Objective: Locate all lines in the data below that hold "document" and show them.

Extracted material:
----------

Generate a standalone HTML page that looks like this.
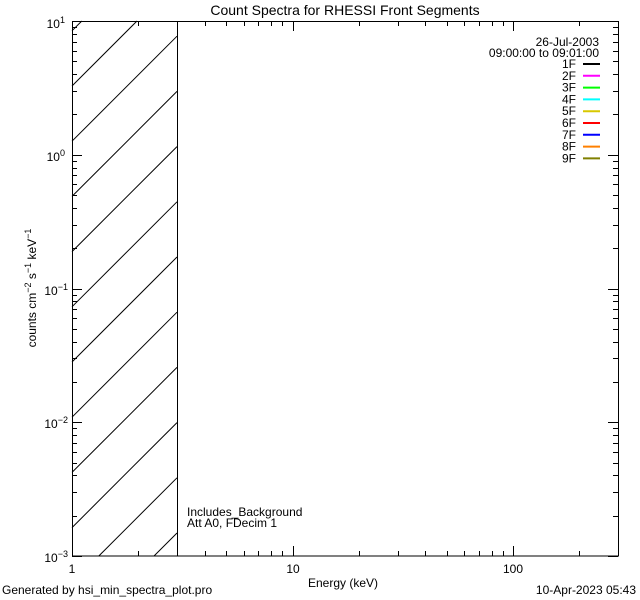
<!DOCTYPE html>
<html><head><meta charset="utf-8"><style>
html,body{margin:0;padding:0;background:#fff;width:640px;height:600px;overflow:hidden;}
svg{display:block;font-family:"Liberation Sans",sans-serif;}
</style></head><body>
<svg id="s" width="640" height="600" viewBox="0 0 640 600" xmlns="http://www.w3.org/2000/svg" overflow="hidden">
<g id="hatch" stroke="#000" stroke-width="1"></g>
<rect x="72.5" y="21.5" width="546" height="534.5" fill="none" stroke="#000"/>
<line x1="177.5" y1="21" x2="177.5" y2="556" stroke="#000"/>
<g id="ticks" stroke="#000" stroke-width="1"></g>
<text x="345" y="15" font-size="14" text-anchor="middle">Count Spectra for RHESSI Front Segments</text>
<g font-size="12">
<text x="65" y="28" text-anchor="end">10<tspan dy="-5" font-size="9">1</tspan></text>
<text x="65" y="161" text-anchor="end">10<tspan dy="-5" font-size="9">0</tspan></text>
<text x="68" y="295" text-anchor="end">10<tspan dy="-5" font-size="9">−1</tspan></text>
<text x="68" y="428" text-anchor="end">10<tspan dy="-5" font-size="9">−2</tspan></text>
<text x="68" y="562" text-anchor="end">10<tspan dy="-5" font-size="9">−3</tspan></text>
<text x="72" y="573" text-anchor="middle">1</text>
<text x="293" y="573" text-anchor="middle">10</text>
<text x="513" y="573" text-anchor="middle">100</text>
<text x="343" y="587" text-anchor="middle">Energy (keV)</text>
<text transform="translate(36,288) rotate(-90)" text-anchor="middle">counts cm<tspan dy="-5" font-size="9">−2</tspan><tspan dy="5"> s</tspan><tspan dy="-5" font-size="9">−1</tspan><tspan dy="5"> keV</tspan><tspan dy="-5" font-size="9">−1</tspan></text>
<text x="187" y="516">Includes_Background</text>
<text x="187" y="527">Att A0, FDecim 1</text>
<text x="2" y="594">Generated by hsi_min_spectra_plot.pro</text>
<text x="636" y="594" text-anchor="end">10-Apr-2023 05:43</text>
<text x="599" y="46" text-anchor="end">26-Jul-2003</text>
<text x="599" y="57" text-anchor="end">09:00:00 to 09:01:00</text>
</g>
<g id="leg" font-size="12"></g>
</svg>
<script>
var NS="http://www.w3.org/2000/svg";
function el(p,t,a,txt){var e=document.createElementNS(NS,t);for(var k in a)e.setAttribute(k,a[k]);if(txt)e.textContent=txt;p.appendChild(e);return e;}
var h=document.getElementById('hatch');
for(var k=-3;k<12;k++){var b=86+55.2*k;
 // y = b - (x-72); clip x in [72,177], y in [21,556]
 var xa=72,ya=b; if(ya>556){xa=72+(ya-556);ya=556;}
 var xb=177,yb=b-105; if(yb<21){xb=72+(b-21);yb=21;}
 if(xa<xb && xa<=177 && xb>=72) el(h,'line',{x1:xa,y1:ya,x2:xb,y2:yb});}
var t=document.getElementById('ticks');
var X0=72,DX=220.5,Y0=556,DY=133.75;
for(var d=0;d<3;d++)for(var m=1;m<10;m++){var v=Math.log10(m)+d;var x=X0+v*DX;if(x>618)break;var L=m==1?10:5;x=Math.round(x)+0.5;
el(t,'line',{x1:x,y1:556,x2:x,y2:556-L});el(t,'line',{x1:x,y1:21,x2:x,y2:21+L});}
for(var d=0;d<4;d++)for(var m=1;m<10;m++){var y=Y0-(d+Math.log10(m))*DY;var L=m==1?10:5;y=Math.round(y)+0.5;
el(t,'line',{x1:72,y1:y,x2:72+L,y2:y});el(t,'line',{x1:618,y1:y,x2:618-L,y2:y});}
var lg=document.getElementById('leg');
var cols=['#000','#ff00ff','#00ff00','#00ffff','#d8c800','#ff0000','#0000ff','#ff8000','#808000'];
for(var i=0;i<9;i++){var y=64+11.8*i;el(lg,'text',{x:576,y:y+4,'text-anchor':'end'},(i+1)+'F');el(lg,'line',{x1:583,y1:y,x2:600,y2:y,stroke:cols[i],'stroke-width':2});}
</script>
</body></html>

----------

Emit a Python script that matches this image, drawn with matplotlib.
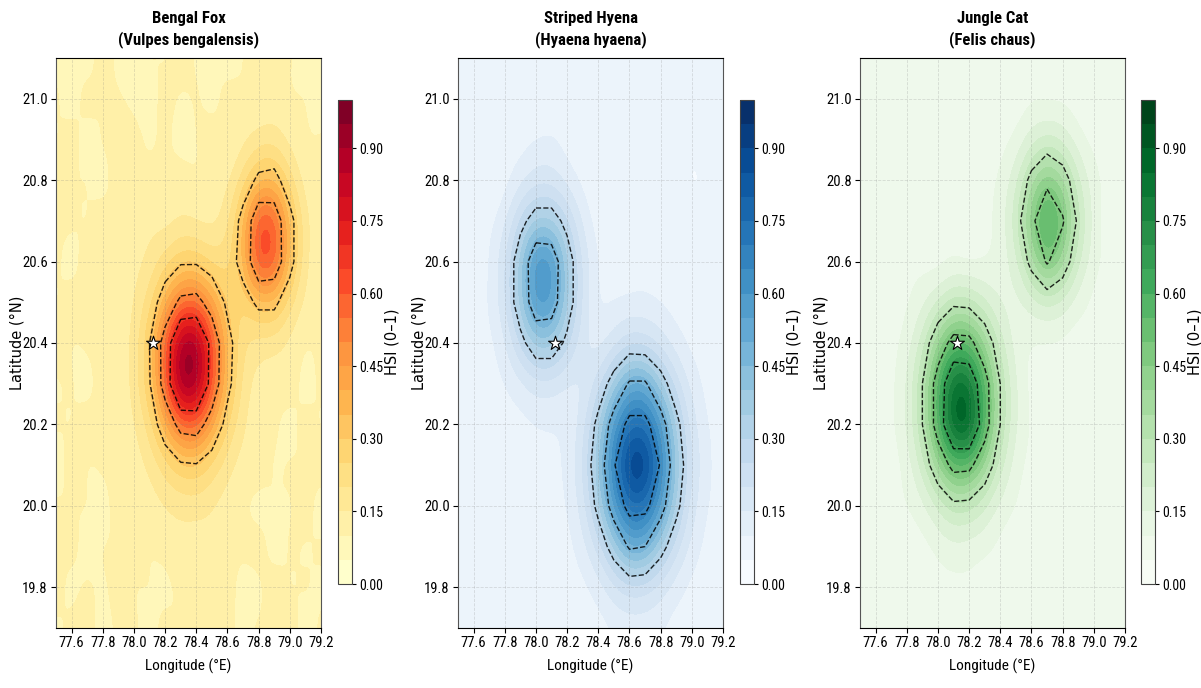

----------

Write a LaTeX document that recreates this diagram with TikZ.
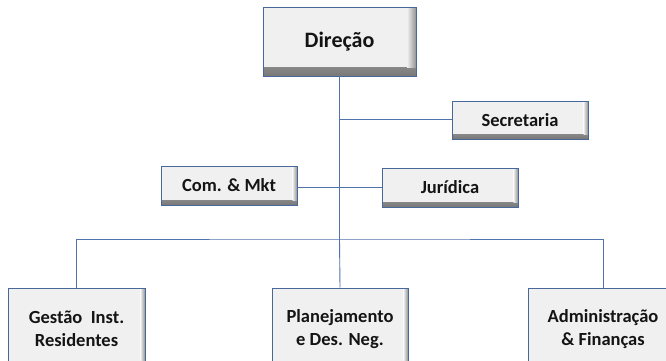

----------

Response to the task:
function el(p,t,a,txt){var e=document.createElementNS(NS,t);for(var k in a)e.setAttribute(k,a[k]);if(txt)e.textContent=txt;p.appendChild(e);return e;}
var h=document.getElementById('hatch');
var t=document.getElementById('ticks');
var lg=document.getElementById('leg');
Write a LaTeX document that recreates this diagram with TikZ.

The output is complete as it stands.